Last week, Ruth Bader Ginsburg, the second woman to serve on the United States Supreme Court, died at age 87 of pancreatic cancer. High on President Trump’s list of Supreme Court candidates, and often mentioned as a likely candidate to replace Justice Ginsburg, is Appellate Court Judge Amy Coney Barrett. President Trump would be well served to nominate Barrett. Yet even though Barrett is highly qualified, certain Democratic politicians and power-brokers will launch a scorched-earth campaign against her candidacy. At the center of this campaign will be insinuations about Barrett’s Catholic faith. Americans got a peek at this strategy two years ago during confirmation hearings for Barrett’s appointment to the U.S. Court of Appeals for the Seventh Circuit.

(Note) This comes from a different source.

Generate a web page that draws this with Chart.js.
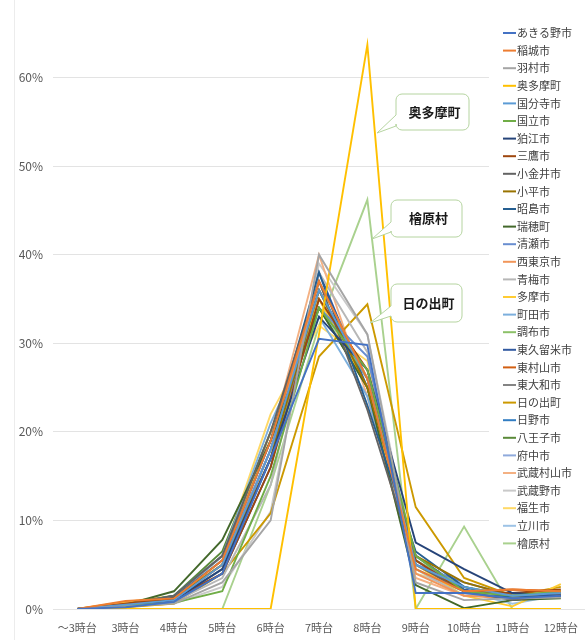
<!DOCTYPE html>
<html>
<head>
<meta charset="utf-8">
<script src="https://cdn.jsdelivr.net/npm/chart.js@4"></script>
<style>
  html, body { margin: 0; background: #fff; }
  #wrap { position: relative; width: 588px; height: 640px; }
  #frame { position: absolute; left: 14px; top: 0; width: 1px; height: 640px; background: #ececec; }
</style>
</head>
<body>
<div id="wrap"><div id="frame"></div><canvas id="chart" width="588" height="640"></canvas></div>
<script>
const categories = ['～3時台', '3時台', '4時台', '5時台', '6時台', '7時台', '8時台', '9時台', '10時台', '11時台', '12時台'];
const yTicks = [0, 10, 20, 30, 40, 50, 60];

const seriesNames = [
    'あきる野市', '稲城市', '羽村市', '奥多摩町', '国分寺市', '国立市', '狛江市', '三鷹市', '小金井市', '小平市',
    '昭島市', '瑞穂町', '清瀬市', '西東京市', '青梅市', '多摩市', '町田市', '調布市', '東久留米市', '東村山市',
    '東大和市', '日の出町', '日野市', '八王子市', '府中市', '武蔵村山市', '武蔵野市', '福生市', '立川市', '檜原村'
];

// share of commuters leaving in each hour (%)
const seriesValues = [
    [0, 0.2, 0.8, 4.0, 17, 30.5, 29.8, 1.8, 1.8, 1.2, 1.5],
    [0, 0.9, 1.2, 5.5, 19, 37, 26, 4.5, 2.0, 2.2, 2.0],
    [0, 0.3, 0.6, 3.0, 10, 40, 31, 3.0, 1.0, 1.2, 1.3],
    [0, 0, 0, 0, 0, 31, 63.7, 0, 0, 0, 0],
    [0, 0.5, 1.0, 5.0, 18, 36, 26, 5.0, 2.5, 1.5, 1.8],
    [0, 0.4, 0.7, 2.0, 15, 34, 27, 6.0, 2.0, 1.5, 2.0],
    [0, 0.3, 1.0, 4.5, 17, 33, 27, 7.5, 4.5, 1.8, 1.5],
    [0, 0.6, 1.2, 4.0, 16, 35, 27, 5.5, 2.0, 1.8, 2.2],
    [0, 0.5, 1.5, 6.0, 20, 37, 22.5, 5.0, 2.0, 1.0, 1.6],
    [0, 0.4, 1.2, 5.0, 17, 36, 25, 6.0, 3.0, 1.5, 1.8],
    [0, 0.3, 1.3, 5.5, 19, 38, 23, 6.5, 2.5, 1.3, 1.5],
    [0, 0.5, 2.0, 7.8, 19, 34, 25, 2.7, 0.1, 1.0, 1.2],
    [0, 0.5, 1.0, 4.5, 18, 34, 28.5, 5.0, 3.0, 1.5, 1.5],
    [0, 0.6, 1.0, 5.0, 18, 37, 26, 4.0, 1.5, 1.2, 1.6],
    [0, 0.3, 0.8, 3.5, 14, 38, 29, 4.5, 1.5, 1.8, 1.5],
    [0, 0.8, 1.2, 5.0, 20, 35, 25, 5.0, 1.5, 0.3, 2.8],
    [0, 0.6, 1.3, 6.0, 21, 33, 24, 5.5, 2.0, 1.0, 1.7],
    [0, 0.4, 1.0, 4.5, 17, 35, 26, 5.5, 2.5, 1.5, 2.0],
    [0, 0.5, 0.9, 4.0, 16, 38, 25, 6.0, 2.2, 1.3, 1.6],
    [0, 0.7, 1.3, 5.0, 18, 36, 26, 5.0, 2.0, 2.2, 2.0],
    [0, 0.5, 1.1, 5.0, 17, 37, 26, 5.0, 2.0, 1.5, 1.8],
    [0, 0.2, 0.6, 4.0, 10.8, 28.5, 34.4, 11.5, 3.5, 1.5, 2.5],
    [0, 0.5, 1.5, 6.0, 19, 36, 25, 4.5, 2.0, 1.2, 1.5],
    [0, 0.6, 1.5, 6.5, 20, 34, 25, 5.0, 2.5, 1.3, 1.6],
    [0, 0.5, 1.0, 5.0, 18, 35, 26, 6.0, 2.0, 1.5, 1.7],
    [0, 0.8, 1.4, 6.0, 19, 40, 24, 3.5, 1.5, 1.5, 1.6],
    [0, 0.3, 0.6, 2.5, 11, 39, 31, 4.0, 2.0, 1.5, 1.5],
    [0, 0.8, 1.5, 6.0, 22, 32, 28, 4.0, 2.5, 1.5, 2.0],
    [0, 0.6, 1.2, 5.0, 19, 34, 26, 5.5, 2.0, 0.6, 1.6],
    [0, 0, 0, 0, 14, 32, 46.2, 0, 9.3, 0, 0]
];

const calloutLabels = ['奥多摩町', '檜原村', '日の出町'];

// Excel-style series palette
const palette = [
    '#4472C4', '#ED7D31', '#A5A5A5', '#FFC000', '#5B9BD5', '#70AD47',
    '#264479', '#9E470E', '#636363', '#997300', '#255E91', '#43682B',
    '#698ED0', '#F1965A', '#B7B7B7', '#FFCC33', '#7CAFDD', '#8CC168',
    '#325AA1', '#D25F12', '#848484', '#CC9900', '#327DC2', '#5A8A39',
    '#8FAADC', '#F4B183', '#C9C9C9', '#FFD966', '#9DC3E6', '#A9D18E'
];

const FONT = '"Noto Sans CJK JP", "Noto Sans", sans-serif';

// legend drawn over the right side of the plot, on a white box
const legendBox = {
    id: 'legendBox',
    afterDraw(chart) {
        const ctx = chart.ctx;
        ctx.save();
        ctx.fillStyle = '#fff';
        ctx.fillRect(489, 16, 99, 540);
        ctx.font = '11px ' + FONT;
        ctx.textBaseline = 'middle';
        chart.data.datasets.forEach((ds, i) => {
            const y = 33 + i * 17.6;
            ctx.strokeStyle = ds.borderColor;
            ctx.lineWidth = 2;
            ctx.beginPath();
            ctx.moveTo(503, y);
            ctx.lineTo(516, y);
            ctx.stroke();
            ctx.fillStyle = '#404040';
            ctx.fillText(ds.label, 517, y);
        });
        ctx.restore();
    }
};

// speech-bubble labels for the three outliers
const callouts = {
    id: 'callouts',
    afterDraw(chart) {
        const boxes = [
            { x: 396, y: 94, w: 73, h: 36, tail: [115, 126], tip: [377, 133] },
            { x: 391, y: 200, w: 71, h: 37, tail: [222, 232], tip: [372, 239] },
            { x: 391, y: 284, w: 71, h: 38, tail: [306, 316], tip: [370, 323] }
        ];
        const ctx = chart.ctx;
        ctx.save();
        boxes.forEach((b, i) => {
            const r = 6;
            ctx.beginPath();
            ctx.moveTo(b.x + r, b.y);
            ctx.lineTo(b.x + b.w - r, b.y);
            ctx.arcTo(b.x + b.w, b.y, b.x + b.w, b.y + r, r);
            ctx.lineTo(b.x + b.w, b.y + b.h - r);
            ctx.arcTo(b.x + b.w, b.y + b.h, b.x + b.w - r, b.y + b.h, r);
            ctx.lineTo(b.x + r, b.y + b.h);
            ctx.arcTo(b.x, b.y + b.h, b.x, b.y + b.h - r, r);
            ctx.lineTo(b.x, b.tail[1]);
            ctx.lineTo(b.tip[0], b.tip[1]);
            ctx.lineTo(b.x, b.tail[0]);
            ctx.lineTo(b.x, b.y + r);
            ctx.arcTo(b.x, b.y, b.x + r, b.y, r);
            ctx.closePath();
            ctx.fillStyle = '#fff';
            ctx.fill();
            ctx.strokeStyle = '#B5D4A0';
            ctx.lineWidth = 1;
            ctx.stroke();
            ctx.fillStyle = '#1a1a1a';
            ctx.font = 'bold 13px ' + FONT;
            ctx.textAlign = 'center';
            ctx.textBaseline = 'middle';
            ctx.fillText(calloutLabels[i], b.x + b.w / 2 + 2, b.y + b.h / 2);
        });
        ctx.restore();
    }
};

new Chart(document.getElementById('chart'), {
    type: 'line',
    data: {
        labels: categories,
        datasets: seriesNames.map((name, i) => ({
            label: name,
            data: seriesValues[i],
            borderColor: palette[i],
            backgroundColor: palette[i],
            borderWidth: 1.9,
            pointRadius: 0,
            tension: 0,
            fill: false
        }))
    },
    options: {
        responsive: false,
        animation: false,
        layout: { padding: { top: 20, right: 3, bottom: 0, left: 0 } },
        plugins: {
            legend: { display: false },
            tooltip: { enabled: false }
        },
        scales: {
            x: {
                offset: true,
                grid: { display: false },
                border: { display: false },
                ticks: { color: '#595959', font: { family: FONT, size: 11 }, padding: 4, maxRotation: 0, autoSkip: false },
                afterFit: s => { s.height = 31; }
            },
            y: {
                min: 0,
                max: 66.5,
                afterBuildTicks: s => { s.ticks = yTicks.map(v => ({ value: v })); },
                grid: { color: '#e3e3e3', lineWidth: 1, drawTicks: false },
                border: { display: false },
                ticks: { color: '#595959', font: { family: FONT, size: 12 }, padding: 10, callback: v => v + '%' },
                afterFit: s => { s.width = 53; }
            }
        }
    },
    plugins: [legendBox, callouts]
});
</script>
</body>
</html>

“The dogma lives loudly within you, and that’s of concern,” Sen. Dianne Feinstein (D-Calif) said during the September 2017 hearing, questioning whether Barrett could be simultaneously a faithful Catholic and responsible justice. The New York Times followed Feinstein’s remarks with an article suggesting Barrett’s faith might need even more questioning, given her involvement in a parachurch organization called People of Praise. Democratic Senate candidate Richard Painter tweeted a link to the article and commented that People of Praise looks like a cult.